Object Type: Textile
Technique: Woven
Credit Line: Scripps College, Claremont, CA
Accession Number: T685

Painted and stencilled silk satin.

Object Description
Woman’s satin kimono in alternating stripes of purple and cream with brightly-colored stenciled butterflies evenly distributed across the garment. Lined in crimson silk.

Within the purple and cream stripes, there are smaller stripes subtly denoted by their shine. Upon close examination with a 20-power microscope, it was discovered that alternating strips of plain weave and satin weave created the different sheens. Furthermore, the subtle stripes are in most cases separated by a single warp thread of gilded paper, a very delicate fiber. By calculating the thread count of the fabric, it was found that there are approximately 120 warps per inch; according to the pattern, there is one gilded paper warp for every 330 silk threads. The level of difficulty and amount of care that went into producing this pattern made this an expensive garment to own.

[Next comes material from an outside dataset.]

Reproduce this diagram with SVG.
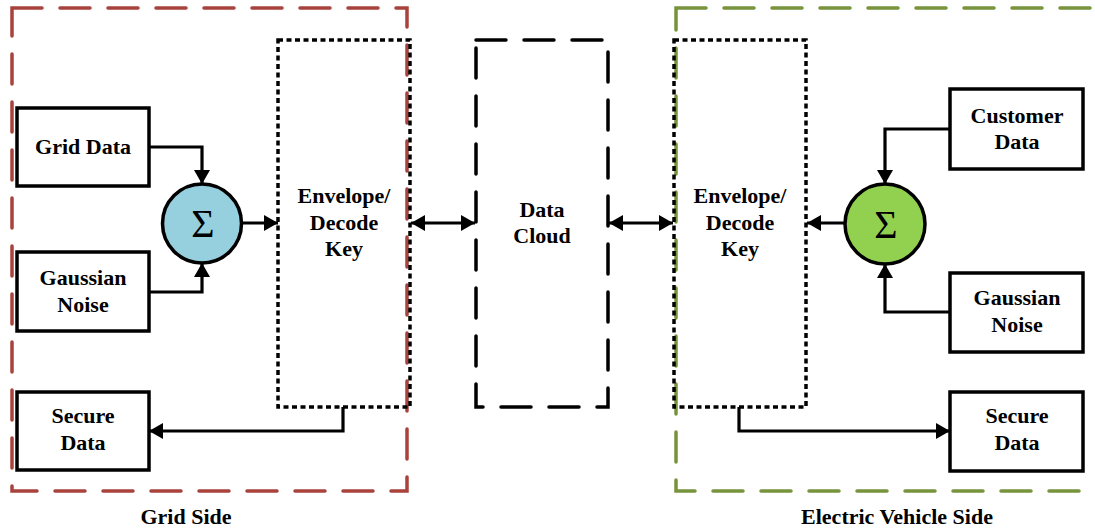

Slight water damage reveals that the purple stripes were painted or blow-painted on after the cream fabric was woven. The butterflies were hand-painted with care from a stencil guide, with each insect displaying unique markings and color combinations. Some of the butterflies are also decorated with thin lines of gold paint and couched gold thread. Contrary to many kimonos in the Scripps collection, the butterflies are split down the back seam of the kimono, indicating that the fabric was decorated before being sewn into one robe.

Due to the bright colors and the presence of fluttering butterflies, this kimono would have been worn by a young, unmarried woman from a wealthy family. The long, 28 in. sleeves point to the wearer’s unmarried status. It is too light to be a winter dress or and outer jacket, and too heavily decorated to be an under-dress, so it is likely that it was worn during warm weather. Like other kimono, this garment was meant to be worn with an obi, and therefore the robe was tailored without concern for subtlety in the lower torso, the area covered by the obi.